2010-06-19 06:19:13 | 最近読んだ本
・「竜を駆る種族」/ジャック・ヴァンス

 辺境の惑星エーリス。そこに住む人間たちは、竜を交配させて軍隊を作り上げていた。羅刹・韋駄天・青面夜叉・金剛などと呼ばれる竜たち…彼らは美しく、獰猛な戦士たちだった。この惑星に住む部族の一派、カーコロは特にそれらの竜を育て上げ、竜たちを駆って戦いに出ることを無上の喜びとしていた。

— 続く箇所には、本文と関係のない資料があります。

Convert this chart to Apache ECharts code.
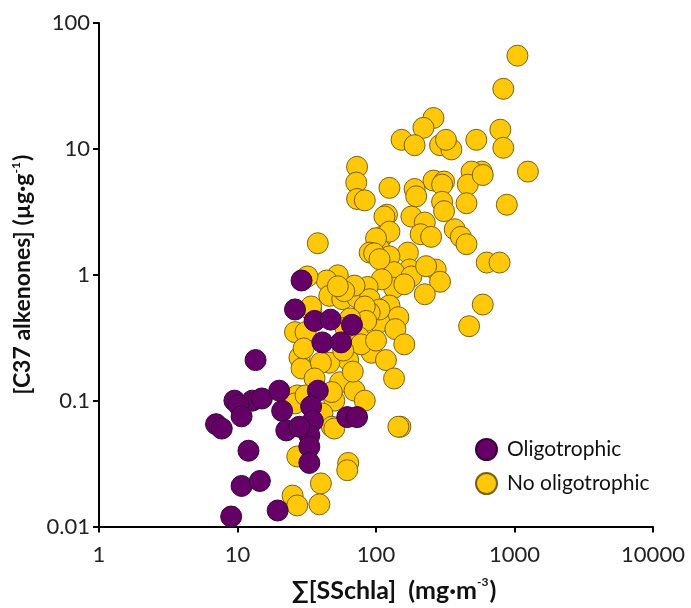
<!DOCTYPE html>
<html>
<head>
<meta charset="utf-8">
<script src="https://cdn.jsdelivr.net/npm/echarts@6/dist/echarts.min.js"></script>
<style>
html,body{margin:0;padding:0;background:#fff;}
#chart{width:691px;height:608px;}
</style>
</head>
<body>
<div id="chart"></div>
<script>
// Series names
const seriesNames = ['Oligotrophic', 'No oligotrophic'];

// Oligotrophic points: [ΣSSchla (mg·m-3), C37 alkenones (µg·g-1)]
const oligotrophic = [
  [29, 0.9], [26, 0.53], [36, 0.43], [47, 0.44], [67, 0.40], [41, 0.29], [56, 0.29],
  [13.5, 0.21], [9.5, 0.10], [12.8, 0.10], [15, 0.104], [10.2, 0.092], [20, 0.12], [38, 0.12],
  [21, 0.083], [22.5, 0.058], [34, 0.09], [35, 0.069], [33, 0.053], [33, 0.043], [33, 0.032],
  [7, 0.065], [7.7, 0.06], [10.7, 0.075], [12, 0.04], [10.7, 0.021], [14.5, 0.023],
  [9, 0.012], [19.5, 0.0134], [62, 0.074], [73, 0.074], [28, 0.062]
];

// No oligotrophic points
const noOligotrophic = [
  [1050, 55], [830, 30], [790, 14.2], [830, 10.2], [1250, 6.6], [530, 11.8], [260, 17.6], [220, 14.7],
  [153, 11.8], [190, 10.7], [290, 10.7], [350, 9.9], [320, 11.8], [580, 6.6], [490, 6.6], [260, 5.6],
  [310, 5.5], [460, 5.2], [190, 4.8], [125, 4.9], [300, 5.2], [590, 6.2], [880, 3.6], [195, 4.2],
  [300, 3.8], [310, 3.2], [450, 3.7], [120, 3.0], [180, 2.9], [225, 2.6], [210, 2.1], [250, 2.0],
  [370, 2.3], [410, 2.0], [450, 1.75], [110, 2.0], [106, 1.6], [170, 1.5], [125, 1.4], [630, 1.25],
  [780, 1.25], [270, 1.1], [175, 1.1], [135, 1.05], [290, 0.88], [180, 0.97], [135, 0.79], [225, 0.7],
  [590, 0.58], [470, 0.39], [125, 0.57], [145, 0.46], [106, 0.42], [138, 0.37],
  [73, 7.2], [72, 5.4], [73, 4.0], [83, 3.9], [115, 2.9], [38, 1.78], [125, 2.2], [100, 1.95],
  [90, 1.5], [97, 1.48], [106, 1.33], [230, 1.17], [110, 0.92], [53, 0.99], [44, 0.9], [87, 0.8],
  [32, 0.97], [46, 0.68], [57, 0.64], [73, 0.66], [90, 0.64], [106, 0.53], [90, 0.5], [83, 0.56],
  [85, 0.43], [160, 0.84], [34, 0.52], [26, 0.35], [31, 0.35], [75, 0.32], [93, 0.24], [118, 0.21],
  [160, 0.28], [63, 0.21], [46, 0.2], [28, 0.22], [29, 0.18], [40, 0.2], [36, 0.15], [55, 0.14],
  [70, 0.12], [83, 0.1], [135, 0.15], [50, 0.1], [48, 0.117], [41, 0.079], [48, 0.062], [150, 0.062],
  [27, 0.11], [50, 0.06], [27, 0.036], [63, 0.032], [62, 0.028], [40, 0.022], [25, 0.0176],
  [27, 0.0147], [39, 0.015], [26, 0.095], [30, 0.26], [34, 0.56], [31, 0.11], [70, 0.82], [59, 0.74],
  [53, 0.81], [145, 0.062], [65, 0.45], [60, 0.38], [78, 0.28], [100, 0.3], [68, 0.17], [58, 0.25]
];

// Axis ranges
const xRange = [1, 10000];
const yRange = [0.01, 100];

const FONT = 'Lato, "Open Sans", sans-serif';
const fmt = v => String(+(+v).toPrecision(6));

const yNameRich = {
  a: {fontFamily: FONT, fontSize: 23, fontWeight: 'bold', color: '#111', lineHeight: 26},
  s: {fontFamily: FONT, fontSize: 12, fontWeight: 'bold', color: '#111', verticalAlign: 'top', lineHeight: 26, padding: [0, 1, 12, 0]}
};
const xNameRich = {
  a: {fontFamily: FONT, fontSize: 25, fontWeight: 'bold', color: '#111', lineHeight: 28},
  s: {fontFamily: FONT, fontSize: 12, fontWeight: 'bold', color: '#111', verticalAlign: 'top', lineHeight: 28, padding: [0, 1, 14, 0]}
};

const chart = echarts.init(document.getElementById('chart'), null, {renderer: 'canvas'});
chart.setOption({
  animation: false,
  backgroundColor: '#ffffff',
  grid: {left: 99, right: 38, top: 23, bottom: 80, containLabel: false},
  legend: {
    data: seriesNames,
    orient: 'vertical',
    left: 470,
    top: 433,
    icon: 'circle',
    itemWidth: 21,
    itemHeight: 21,
    itemGap: 11,
    textStyle: {fontFamily: FONT, fontSize: 21, color: '#111', padding: [0, 0, 0, 5]}
  },
  xAxis: {
    type: 'log',
    logBase: 10,
    min: xRange[0],
    max: xRange[1],
    name: '{a|∑[SSchla]  (mg·m}{s|-3}{a|)}',
    nameLocation: 'middle',
    nameGap: 50,
    nameTextStyle: {rich: xNameRich, padding: [0, 0, 0, 36]},
    axisLine: {show: true, onZero: false, lineStyle: {color: '#000', width: 2}},
    axisTick: {show: true, inside: false, length: 6, lineStyle: {color: '#000', width: 2}},
    minorTick: {show: false},
    splitLine: {show: false},
    axisLabel: {fontFamily: FONT, fontSize: 22, color: '#222', margin: 17, formatter: fmt}
  },
  yAxis: {
    type: 'log',
    logBase: 10,
    min: yRange[0],
    max: yRange[1],
    name: '{a|[C37 alkenones] (µg·g}{s|-1}{a|)}',
    nameLocation: 'middle',
    nameGap: 63,
    nameRotate: 90,
    nameTextStyle: {rich: yNameRich},
    axisLine: {show: true, onZero: false, lineStyle: {color: '#000', width: 2}},
    axisTick: {show: true, inside: false, length: 6, lineStyle: {color: '#000', width: 2}},
    minorTick: {show: false},
    splitLine: {show: false},
    axisLabel: {fontFamily: FONT, fontSize: 22, color: '#222', margin: 9, formatter: fmt}
  },
  series: [
    {
      name: seriesNames[1],
      type: 'scatter',
      data: noOligotrophic,
      symbol: 'circle',
      symbolSize: 21,
      itemStyle: {color: '#ffc808', borderColor: '#7a6112', borderWidth: 1, opacity: 1},
      z: 2
    },
    {
      name: seriesNames[0],
      type: 'scatter',
      data: oligotrophic,
      symbol: 'circle',
      symbolSize: 21,
      itemStyle: {color: '#640066', borderColor: '#3a003c', borderWidth: 1, opacity: 1},
      z: 3
    }
  ]
});
</script>
</body>
</html>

 いっぽうでバンベック平原に住む一族の長、ジョアズ。彼は惑星外からの侵略者を懸念していた。すべての惑星の生物を支配におさめようとする、ベイシックと呼ばれる種族。ベイシックの魔の手は、今やこの辺境にも迫りつつあった。ジョアズは侵略者撃退のためカーコロに同盟を結ぼうとするが、好戦的なカーコロは目先のバンベックの領地にしか頭にないようだ。
 そしてこの惑星に住むもうひとつの種族、波羅門と呼ばれる亜人。彼らは排他的で、無害で、何を考えているのかわからない、謎の種族である。ジョアズは波羅門にも支援を求めるが、我関せずといった態度でまるっきり相手にされない。そうしているうちについに、惑星エーリスにベイシックが襲来してきたのだった…。

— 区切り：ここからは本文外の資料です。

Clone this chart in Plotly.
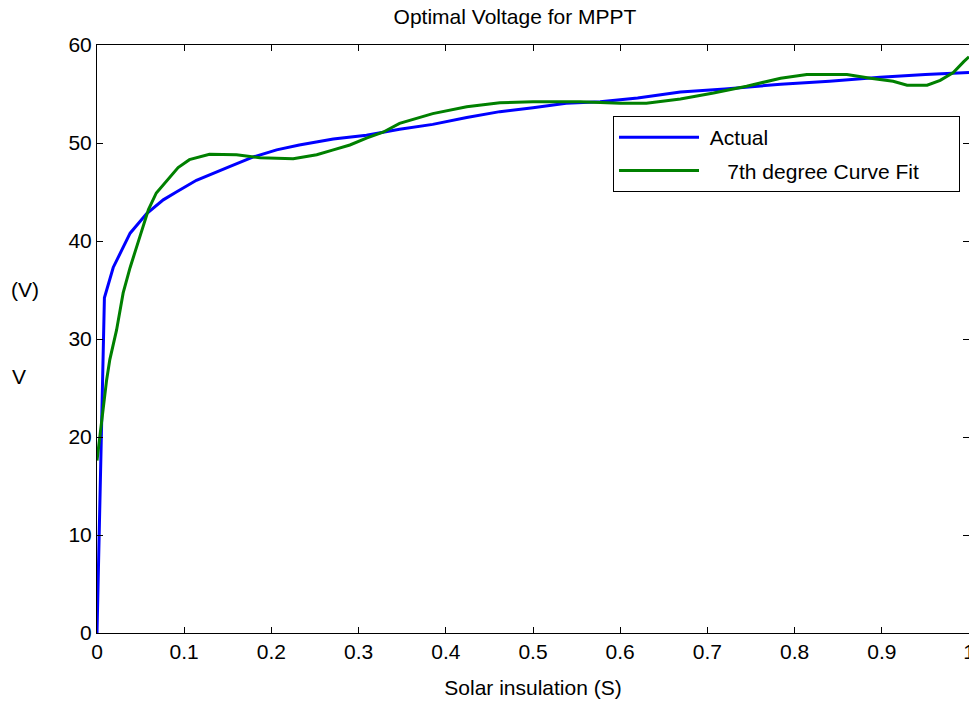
import plotly.graph_objects as go

# Data
actual_s = [0, 0.0085, 0.0186, 0.038, 0.057, 0.076, 0.091, 0.114, 0.152, 0.18, 0.206,
            0.232, 0.271, 0.309, 0.347, 0.385, 0.424, 0.462, 0.5, 0.538, 0.577, 0.62,
            0.669, 0.72, 0.784, 0.84, 0.898, 0.95, 1.0]
actual_v = [0, 34.2, 37.3, 40.8, 42.8, 44.2, 45.0, 46.2, 47.6, 48.6, 49.3,
            49.8, 50.4, 50.8, 51.4, 51.9, 52.6, 53.2, 53.6, 54.05, 54.2, 54.6,
            55.2, 55.5, 56.0, 56.3, 56.7, 57.0, 57.2]

fit_s = [0, 0.0052, 0.011, 0.0147, 0.0224, 0.030, 0.038, 0.049, 0.059, 0.068, 0.080,
         0.093, 0.106, 0.129, 0.160, 0.187, 0.225, 0.252, 0.271, 0.29, 0.309, 0.328,
         0.347, 0.366, 0.385, 0.424, 0.462, 0.5, 0.554, 0.6, 0.63, 0.669, 0.707, 0.745,
         0.784, 0.814, 0.86, 0.887, 0.913, 0.929, 0.952, 0.967, 0.982, 0.994, 1.0]
fit_v = [17.6, 21.7, 25.8, 27.9, 30.9, 34.7, 37.3, 40.4, 43.2, 44.9, 46.2,
         47.5, 48.3, 48.85, 48.8, 48.5, 48.4, 48.8, 49.3, 49.8, 50.5, 51.1,
         52.0, 52.5, 53.0, 53.7, 54.1, 54.2, 54.2, 54.05, 54.05, 54.5, 55.1, 55.8,
         56.6, 57.0, 57.0, 56.6, 56.3, 55.9, 55.9, 56.4, 57.2, 58.3, 58.8]

x_ticks = [0, 0.1, 0.2, 0.3, 0.4, 0.5, 0.6, 0.7, 0.8, 0.9, 1]
x_labels = ["0", "0.1", "0.2", "0.3", "0.4", "0.5", "0.6", "0.7", "0.8", "0.9", "1"]
y_ticks = [0, 10, 20, 30, 40, 50, 60]
y_labels = ["0", "10", "20", "30", "40", "50", "60"]

FONT = "Liberation Sans, Arial, sans-serif"
FS = 21
NB = "\u00a0"

fig = go.Figure()
fig.add_trace(go.Scatter(x=actual_s, y=actual_v, mode="lines", name=NB + "Actual",
                         legendgroup="a",
                         line=dict(color="#0000FF", width=3)))
fig.add_trace(go.Scatter(x=fit_s, y=fit_v, mode="lines",
                         name=NB * 4 + "7th degree Curve Fit" + NB * 6,
                         legendgroup="b",
                         line=dict(color="#008000", width=3)))

axis_common = dict(showgrid=False, zeroline=False, showline=True, linecolor="black",
                   linewidth=1, mirror="ticks", ticks="inside", ticklen=6,
                   tickcolor="black", ticklabeloverflow="allow", automargin=False,
                   tickfont=dict(family=FONT, size=FS, color="black"))

fig.update_layout(
    width=969, height=705,
    margin=dict(l=97, r=0, t=45, b=72, autoexpand=False),
    paper_bgcolor="white", plot_bgcolor="white",
    font=dict(family=FONT, size=FS, color="black"),
    title=dict(text="Optimal Voltage for MPPT", xref="paper", x=(515 - 97) / 872,
               xanchor="center", yref="container", y=1 - 17 / 705, yanchor="middle",
               font=dict(family=FONT, size=FS)),
    xaxis=dict(range=[0, 1], tickvals=x_ticks, ticktext=x_labels,
               title=dict(text="Solar insulation (S)", font=dict(family=FONT, size=FS), standoff=18),
               **axis_common),
    yaxis=dict(range=[0, 60], tickvals=y_ticks, ticktext=y_labels, **axis_common),
    legend=dict(x=(613 - 97) / 872, y=(633 - 116) / 588, xanchor="left", yanchor="top",
                bordercolor="black", borderwidth=1, bgcolor="white",
                font=dict(family=FONT, size=FS), itemwidth=80, tracegroupgap=3),
    showlegend=True,
)

fig.add_annotation(text="(V)", xref="paper", yref="paper", x=(24.5 - 97) / 872, y=(633 - 289) / 588,
                   xanchor="center", yanchor="middle", showarrow=False,
                   font=dict(family=FONT, size=FS))
fig.add_annotation(text="V", xref="paper", yref="paper", x=(19 - 97) / 872, y=(633 - 376) / 588,
                   xanchor="center", yanchor="middle", showarrow=False,
                   font=dict(family=FONT, size=FS))

fig.write_html("out.html")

 200ページぐらいの短編(中編?)なので展開が早いというか、密度が濃いというか…それだけに、最初の世界設定とかを理解するのにけっこう苦労してしまったり。「う~ん、やっぱりSFだから難解な物語なのかなあ…」とは感じてしまうけど、世界観を理解してからの中盤からはなかなか面白く読めました。中を開けてみればなんてことのない、竜使いの一族が、未知の兵器を持つ侵略者と防衛戦を繰り広げるという話…こういう絵はSFというよりも、ファンタジーっぽい構図だよね。

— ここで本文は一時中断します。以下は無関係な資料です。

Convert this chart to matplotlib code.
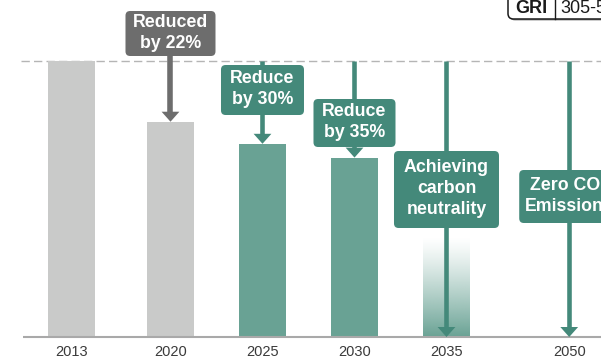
import numpy as np
import matplotlib
matplotlib.use("Agg")
import matplotlib.pyplot as plt
from matplotlib.patches import FancyBboxPatch

# ---- data -------------------------------------------------------------
years = ["2013", "2020", "2025", "2030", "2035", "2050"]
bar_years = ["2013", "2020", "2025", "2030"]
reduction_pct = [0, 22, 30, 35]                 # reduction versus 2013
bar_values = [100 - r for r in reduction_pct]   # emissions index (2013 = 100)
net_zero_years = ["2035", "2050"]
net_zero_values = [0, 0]
fade_height = 36                                 # faded column under 2035
box_labels = ["Reduced\nby 22%", "Reduce\nby 30%", "Reduce\nby 35%",
              "Achieving\ncarbon\nneutrality", "Zero CO\u2082\nEmissions"]
box_years = ["2020", "2025", "2030", "2035", "2050"]

# ---- layout / style ---------------------------------------------------
x_pos = dict(zip(years, [0, 1.076, 2.076, 3.076, 4.076, 5.41]))
W, H = 601, 358
BASE_PX, TOP_PX = 337, 61
SY = (BASE_PX - TOP_PX) / 100.0      # px per value unit
SX = 92.0                            # px per position unit
X0_PX = 71.5

GREY_BAR = "#c9cac9"
GREEN_BAR = "#69a294"
GREEN_BOX = "#44897a"
GREY_BOX = "#6d6d6d"
BAR_W = 47 / SX

# label boxes: (centre y px, width px, height px)
box_geom = [(33.5, 90, 45), (90, 83, 50), (123, 82, 48), (189.5, 105, 77), (196.5, 100, 53)]

FONT = ["Liberation Sans", "DejaVu Sans"]

fig = plt.figure(figsize=(W / 100, H / 100), dpi=100)
ax = fig.add_axes([0, 0, 1, 1])
XLIM = (-X0_PX / SX, (W - X0_PX) / SX)
YLIM = (-(H - BASE_PX) / SY, 100 + TOP_PX / SY)
ax.axis("off")


def ypx(p):
    return (BASE_PX - p) / SY


def xpx(p):
    return (p - X0_PX) / SX


# reference (2013) dashed level and baseline
ax.plot([xpx(21), xpx(W)], [100, 100], color="#b5b5b5", lw=1.0,
        dashes=(6, 3), zorder=1, solid_capstyle="butt")
ax.plot([xpx(23), xpx(W)], [0, 0], color="#a9a9a9", lw=1.5, zorder=4,
        solid_capstyle="butt")

# bars
for yr, v in zip(bar_years, bar_values):
    col = GREY_BAR if int(yr) <= 2020 else GREEN_BAR
    ax.bar(x_pos[yr], v, width=BAR_W, color=col, zorder=2)

# faded column for the carbon neutrality year (transparent at top)
grad = np.ones((256, 1, 4))
grad[:, 0, :3] = matplotlib.colors.to_rgb(GREEN_BAR)
grad[:, 0, 3] = np.linspace(0, 1, 256) ** 1.2     # row 0 = top
xc = x_pos["2035"]
ax.imshow(grad, extent=(xc - BAR_W / 2, xc + BAR_W / 2, 0, fade_height),
          origin="upper", aspect="auto", zorder=2, interpolation="bilinear")
ax.set_xlim(*XLIM)
ax.set_ylim(*YLIM)

# arrow targets
targets = dict(zip(bar_years, bar_values))
targets.update(dict(zip(net_zero_years, net_zero_values)))

HEAD_LEN = 10 / SY
for i, (yr, text) in enumerate(zip(box_years, box_labels)):
    cy, bw, bh = box_geom[i]
    x = x_pos[yr]
    grey = yr == "2020"
    col = GREY_BOX if grey else GREEN_BOX
    start = ypx(cy + bh / 2) if grey else 100
    tgt = targets[yr]
    lw = 4.0 if grey else 3.3
    ax.plot([x, x], [start, tgt + HEAD_LEN * 0.6], color=col, lw=lw,
            solid_capstyle="butt", zorder=5)
    ax.annotate("", xy=(x, tgt), xytext=(x, tgt + HEAD_LEN * 3),
                arrowprops=dict(arrowstyle="-|>,head_length=0.72,head_width=0.64",
                                lw=0, color=col, shrinkA=0, shrinkB=0,
                                mutation_scale=10), zorder=6)
    # label box
    w = bw / SX
    h = bh / SY
    box = FancyBboxPatch((x - w / 2, ypx(cy) - h / 2), w, h,
                         boxstyle="round,pad=0,rounding_size=0.05",
                         mutation_aspect=SX / SY,
                         facecolor=col, edgecolor="none", zorder=7)
    ax.add_patch(box)
    ax.text(x, ypx(cy) + 0.3, text, ha="center", va="center", color="white",
            fontsize=12.8, fontweight="bold", family=FONT, linespacing=1.32,
            zorder=8)

# year labels
for yr in years:
    ax.text(x_pos[yr], ypx(352), yr, ha="center", va="center",
            fontsize=10.5, color="#3a3a3a", family=FONT, zorder=8)

# GRI tag in the corner
shadow = FancyBboxPatch((xpx(509.5), ypx(20.5)), (660 - 508) / SX, 30 / SY,
                        boxstyle="round,pad=0,rounding_size=0.06",
                        mutation_aspect=SX / SY, facecolor="#9a9a9a",
                        edgecolor="none", zorder=8)
ax.add_patch(shadow)
tag = FancyBboxPatch((xpx(508), ypx(19)), (660 - 508) / SX, 30 / SY,
                     boxstyle="round,pad=0,rounding_size=0.06",
                     mutation_aspect=SX / SY, facecolor="white",
                     edgecolor="#1a1a1a", lw=1.1, zorder=9)
ax.add_patch(tag)
ax.plot([xpx(555), xpx(555)], [ypx(-2), ypx(19)], color="#1a1a1a", lw=1.0, zorder=10)
ax.text(xpx(531), ypx(9), "GRI", ha="center", va="center", fontsize=13,
        fontweight="bold", color="#1a1a1a", family=FONT, zorder=10)
ax.text(xpx(560), ypx(9), "305-5", ha="left", va="center", fontsize=13,
        color="#1a1a1a", family=FONT, zorder=10)

fig.savefig("out.png", dpi=100)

 キャラたちの会話もセンスがあるというか、童話っぽいシンプルで少ない言葉で語られていて、まあこれもこの作家のカラーというやつなんだろうな。カーコロの、好戦的でわかりやすい性格とか。こういうわかりやすい部分を作るのも、面白い話を作るキーポイントなんでしょうね。

 でもそれだけに、侵略者との戦いが終わってジョアズがカーコロを処刑してしまうのはいまひとつ解せないよなあ…。えーととりあえず解説すると、戦いの大部分はジョアズのバンベック軍によるものなんだけど、ラストの敵の母船に突撃するところはいちおうカーコロさんも加勢していて、結果的に二人で倒した…みたいな印象なんだけど。
 そんなわけだから、敵対していた二人の君主が手を結んで惑星外の新たな旅に出る…という結びを予想していたんだけど、結局ふたつの勢力は交わらない、という。う~んこれが日本的マンガとの感覚の違いというやつなのでしょうか。